Replacing fossil fuels with hydrogen would eliminate the combustion emissions. Compared to current battery electric vehicles, hydrogen fuel cell electric vehicles have longer driving range and can be refueled in less time. A hydrogen economy would require new infrastructure to handle storage and distribution, and an abundance of electricity generated from renewable sources. But in many countries, ambitions are high.

The hydrogen economy refers to a vision of the future where the energy system of today – the hydrocarbon economy, based on oil and other fossil fuels – has been replaced by a system where hydrogen is the primary energy carrier.

Toyota Mirai. Fuel cell vehicles can be refueled quickly and have a long driving range, compared to current battery electric vehicles.

Compressed energy in the tank

The high energy density of fossil fuels make them well suited for transports. The drawback is that the combustion releasing the energy also gives rise to inevitable emissions. Hydrogen, once compressed, is also energy dense, and the energy can be converted to electricity by the chemical reactions in a fuel cell with an oxidizing agent. The only emissions are water and heat. This means that hydrogen can be a zero-pollutant fuel – though emissions may still be caused by the generation of electricity needed to produce the hydrogen in the first place.

Producing hydrogen is not difficult. Using electricity, water can be split into hydrogen and oxygen through electrolysis. The amount of energy required makes the process fairly expensive, but electrolysis cells are reliable, without moving parts, and the production can be either centralized or distributed. Using hydrogen as an energy storage can also be a way to make use of otherwise discarded surplus electricity (similar to the concept of grid energy storage). The hydrogen can be distributed either by pipeline or stored in tanks. The storage is one of the main challenges of the hydrogen economy, since it has to be either compressed or cooled to liquid state.

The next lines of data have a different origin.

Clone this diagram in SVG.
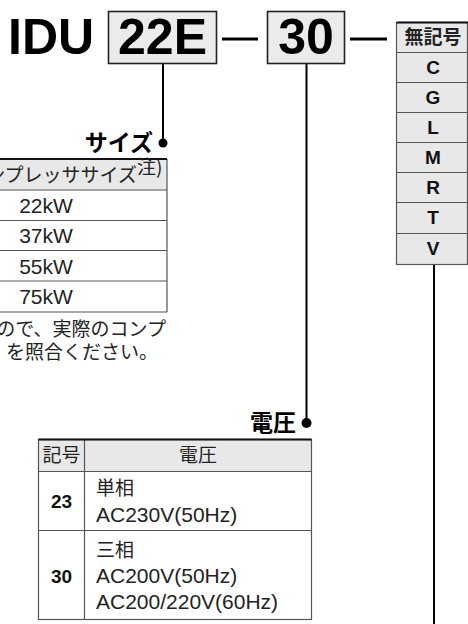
<svg xmlns="http://www.w3.org/2000/svg" width="468" height="624" viewBox="0 0 468 624">
<defs>
<style>
.big{font-family:"Liberation Sans","Noto Sans CJK JP",sans-serif;font-weight:bold;font-size:50px;fill:#000}
.box{fill:#ebebeb;stroke:#222;stroke-width:1.6}
.lbl{font-family:"Noto Sans CJK JP",sans-serif;font-weight:bold;font-size:23px;fill:#000}
.cjk{font-family:"Noto Sans CJK JP",sans-serif;font-size:19px;fill:#222}
.lat{font-family:"Liberation Sans","Noto Sans CJK JP",sans-serif;font-size:21px;fill:#222}
.bold{font-family:"Liberation Sans","Noto Sans CJK JP",sans-serif;font-weight:bold;font-size:19px;fill:#111}
.hdr{fill:#e8e8e8}
.cell{fill:#fff}
.grid{stroke:#555;stroke-width:1.2;fill:none}
.thick{stroke:#111;stroke-width:2.2}
.conn{stroke:#000;stroke-width:2;fill:none}
.dash{stroke:#000;stroke-width:3}
.dot{fill:#000}
</style>
</defs>

<g id="title">
<text class="big" x="8" y="54">IDU</text>
</g>

<g id="box-22e">
<rect class="box" x="108.5" y="11.5" width="108" height="52"/>
<text class="big" x="162.5" y="54" text-anchor="middle">22E</text>
</g>

<g id="box-30">
<rect class="box" x="267.5" y="11.5" width="77" height="52"/>
<text class="big" x="306" y="54" text-anchor="middle">30</text>
</g>

<g id="table-options">
<rect x="396.5" y="22.5" width="71" height="242" class="hdr" stroke="#555" stroke-width="1.2"/>
<g class="grid">
<line x1="396.5" y1="52.5" x2="468" y2="52.5"/>
<line x1="396.5" y1="82.5" x2="468" y2="82.5"/>
<line x1="396.5" y1="112.5" x2="468" y2="112.5"/>
<line x1="396.5" y1="142.5" x2="468" y2="142.5"/>
<line x1="396.5" y1="172.5" x2="468" y2="172.5"/>
<line x1="396.5" y1="202.5" x2="468" y2="202.5"/>
<line x1="396.5" y1="233.5" x2="468" y2="233.5"/>
</g>
<line x1="396.5" y1="22.5" x2="468" y2="22.5" class="thick"/>
<text class="cjk" x="433" y="44" text-anchor="middle" font-weight="bold" fill="#111">無記号</text>
<text class="bold" x="433" y="74" text-anchor="middle">C</text>
<text class="bold" x="433" y="104" text-anchor="middle">G</text>
<text class="bold" x="433" y="134" text-anchor="middle">L</text>
<text class="bold" x="433" y="164" text-anchor="middle">M</text>
<text class="bold" x="433" y="194" text-anchor="middle">R</text>
<text class="bold" x="433" y="224" text-anchor="middle">T</text>
<text class="bold" x="433" y="255" text-anchor="middle">V</text>
</g>

<g id="label-size">
<text class="lbl" x="153" y="151" text-anchor="end">サイズ</text>
</g>

<g id="table-size">
<rect x="-2" y="159" width="169" height="31" class="hdr"/>
<rect x="-2" y="190" width="169" height="122" class="cell"/>
<g class="grid">
<line x1="-2" y1="190" x2="167" y2="190"/>
<line x1="-2" y1="220.5" x2="167" y2="220.5"/>
<line x1="-2" y1="250.5" x2="167" y2="250.5"/>
<line x1="-2" y1="281" x2="167" y2="281"/>
<line x1="-2" y1="312" x2="167" y2="312"/>
<line x1="167" y1="159" x2="167" y2="312"/>
</g>
<line x1="-2" y1="159" x2="167" y2="159" class="thick"/>
<text class="cjk" x="137" y="182" text-anchor="end" font-size="17.5">コンプレッササイズ</text>
<text class="cjk" x="137" y="174" font-size="11">注)</text>
<text class="lat" x="46" y="213" text-anchor="middle">22kW</text>
<text class="lat" x="46" y="243" text-anchor="middle">37kW</text>
<text class="lat" x="46" y="273.5" text-anchor="middle">55kW</text>
<text class="lat" x="46" y="304" text-anchor="middle">75kW</text>
</g>

<g id="note">
<text class="cjk" x="166" y="336" text-anchor="end" font-size="19.5">ので、実際のコンプ</text>
<text class="cjk" x="158" y="359" text-anchor="end" font-size="19.5">を照合ください。</text>
</g>

<g id="label-voltage">
<text class="lbl" x="296" y="431" text-anchor="end">電圧</text>
</g>

<g id="table-voltage">
<rect x="38.5" y="439.5" width="273" height="32" class="hdr"/>
<rect x="38.5" y="471.5" width="273" height="148" class="cell"/>
<g class="grid">
<rect x="38.5" y="439.5" width="273" height="180"/>
<line x1="38.5" y1="471.5" x2="311.5" y2="471.5"/>
<line x1="38.5" y1="530.5" x2="311.5" y2="530.5"/>
<line x1="84.5" y1="439.5" x2="84.5" y2="619.5"/>
</g>
<line x1="38.5" y1="439.5" x2="311.5" y2="439.5" class="thick"/>
<text class="cjk" x="61.5" y="462" text-anchor="middle">記号</text>
<text class="cjk" x="198" y="462" text-anchor="middle">電圧</text>
<text class="bold" x="61.5" y="508" text-anchor="middle" font-size="21">23</text>
<text class="bold" x="61.5" y="583" text-anchor="middle" font-size="21">30</text>
<text class="cjk" x="96" y="495" font-size="19.5">単相</text>
<text class="lat" x="96" y="522">AC230V(50Hz)</text>
<text class="cjk" x="96" y="557" font-size="19.5">三相</text>
<text class="lat" x="96" y="583">AC200V(50Hz)</text>
<text class="lat" x="96" y="609">AC200/220V(60Hz)</text>
</g>

<g id="connectors">
<line class="dash" x1="222" y1="39" x2="258" y2="39"/>
<line class="dash" x1="350" y1="39" x2="387" y2="39"/>
<line class="conn" x1="163" y1="64" x2="163" y2="143"/>
<circle class="dot" cx="163" cy="143" r="4.5"/>
<line class="conn" x1="306.5" y1="64" x2="306.5" y2="423"/>
<circle class="dot" cx="306.5" cy="423" r="5"/>
<line class="conn" x1="434" y1="265" x2="434" y2="624"/>
</g>
</svg>
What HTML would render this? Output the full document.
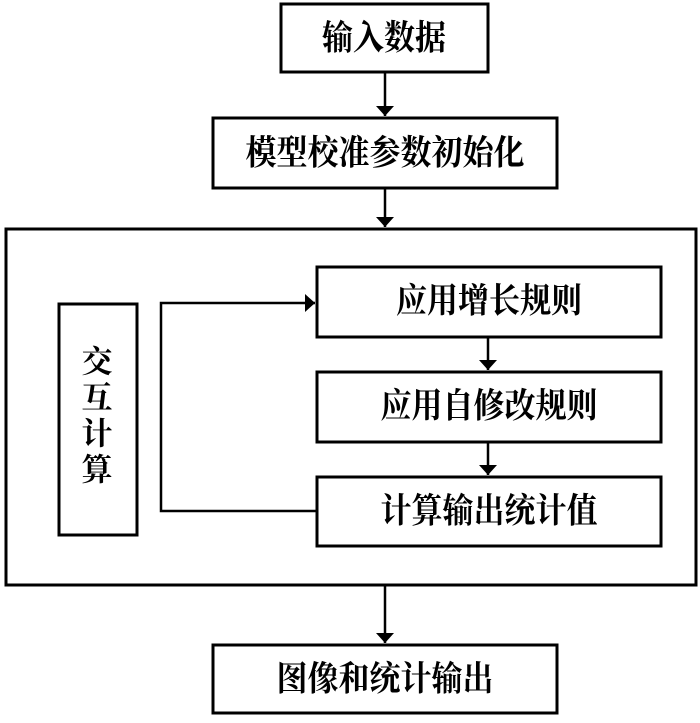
<!DOCTYPE html>
<html><head><meta charset="utf-8"><style>
body{margin:0;background:#fff;}
svg text{font-family:"Liberation Serif","Noto Serif CJK SC","Noto Sans CJK SC",serif;font-size:31px;font-weight:bold;fill:#000;text-anchor:middle;dominant-baseline:central;}
</style></head><body>
<svg width="700" height="718" viewBox="0 0 700 718" xmlns="http://www.w3.org/2000/svg">
<defs><marker id="a" markerWidth="10" markerHeight="18" refX="10" refY="5" orient="auto" markerUnits="userSpaceOnUse" viewBox="0 0 10 10" preserveAspectRatio="none"><path d="M0,0L10,5L0,10z" fill="#000"/></marker></defs>
<g fill="none" stroke="#000" stroke-width="3">
<rect x="281" y="4" width="207" height="68"/>
<rect x="213" y="118" width="344" height="70"/>
<rect x="6" y="229" width="690" height="356"/>
<rect x="59" y="304" width="78" height="231"/>
<rect x="317" y="267" width="344" height="70"/>
<rect x="317" y="372" width="344" height="70"/>
<rect x="317" y="477" width="344" height="69"/>
<rect x="213" y="645" width="344" height="68"/>
</g>
<g stroke="#000" stroke-width="2.5" fill="none">
<line x1="385" y1="72" x2="385" y2="116" marker-end="url(#a)"/>
<line x1="385" y1="188" x2="385" y2="227" marker-end="url(#a)"/>
<line x1="488" y1="337" x2="488" y2="370" marker-end="url(#a)"/>
<line x1="488" y1="442" x2="488" y2="475" marker-end="url(#a)"/>
<line x1="385" y1="585" x2="385" y2="643" marker-end="url(#a)"/>
<polyline points="317,511 161,511 161,303 315,303" marker-end="url(#a)"/>
</g>
<g transform="translate(0,39) scale(1,1.12)"><text x="384" y="0">输入数据</text></g>
<g transform="translate(0,154) scale(1,1.12)"><text x="385" y="0">模型校准参数初始化</text></g>
<g transform="translate(0,302) scale(1,1.12)"><text x="489" y="0">应用增长规则</text></g>
<g transform="translate(0,407) scale(1,1.12)"><text x="489" y="0">应用自修改规则</text></g>
<g transform="translate(0,512) scale(1,1.12)"><text x="489" y="0">计算输出统计值</text></g>
<g transform="translate(0,680) scale(1,1.12)"><text x="385" y="0">图像和统计输出</text></g>
<text x="97" y="362">交</text>
<text x="97" y="398">互</text>
<text x="97" y="434">计</text>
<text x="97" y="470">算</text>
</svg>
</body></html>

A fuel cell vehicle is an electric vehicle, but with a hydrogen fuel cell instead of a battery. Battery electric vehicles have better efficiency, and the energy conversions involving hydrogen might appear like a detour. Nevertheless, hydrogen is more flexible in other ways, and might still be an option depending on the models of production and distribution.

Developing a hydrogen economy of scale

Hydrogen fuel cell vehicles are already on the market, and there are a couple of hydrogen fueling stations available in Sweden. Fuel cell vehicles compare favourably with current battery vehicles in range and refueling time. Newly launched Toyota Mirai, for instance, can be fully fueled in 3-4 minutes and has a driving range exceeding 500 km.

In principle, a hydrogen economy could be based on electrolysis and fuel cells, but the chemical reactions require rare and precious metals such as platinum to be used as catalysts.

Alternative production methods are inspired by nature. Some cyanobacteria fix nitrogen from the air, releasing hydrogen in the process. Harvesting hydrogen from microorganisms might be a way to scale up production in the future. Another option is to recreate their enzymes – proteins which enable the chemical reactions, and contain abundant materials like carbon, iron and nickel instead of precious metals – and insert these in a synthetic setting. World-leading research in this field is carried out for instance at the Ångström Laboratory in Uppsala.

The global engineering group Sandvik believes fuel cells for the vehicle industry will be an important opportunity. Aiming to set a new standard for the industry, Sandvik has developed a unique process to mass-produce pre-coated strip steel – a key fuel cell component.

Gas company AGA is also investing. Hydrogen for industrial use has been produced by wind-powered electrolysis for some time, and operations are now being widened to produce vehicle hydrogen. A hydrogen fueling station is being set up at Arlanda airport. According to AGA, small-scale electrolysers deployed at existing gas stations is a likely development in the future.

Several of the major car manufacturers are currently developing fuel cell models, and countries like Germany and Japan are building infrastructure, actively pursuing a transition to the hydrogen economy. The Japanese vision includes a hydrogen fuel cell in every home by 2040, and a piped distribution system to fuel them. Germany is looking at storing hydrogen in underground caverns.

To conclude, hydrogen is an energy carrier with many interesting properties, able to compete with both fossil fuels and batteries. The electrolysers, hydrogen stations and pipelines making up the hydrogen economy infrastructure are massive investments, but many believe economies of scale would make them profitable.

It is still an open question whether the cars of a fossil free future will draw their energy from batteries or fuel cells. Perhaps both alternatives will find their respective fields of application? Regardless of the outcome, it seems that the hydrogen economy, long envisioned in theory, is about to be created at least in prototype.

The article was published in November 2015.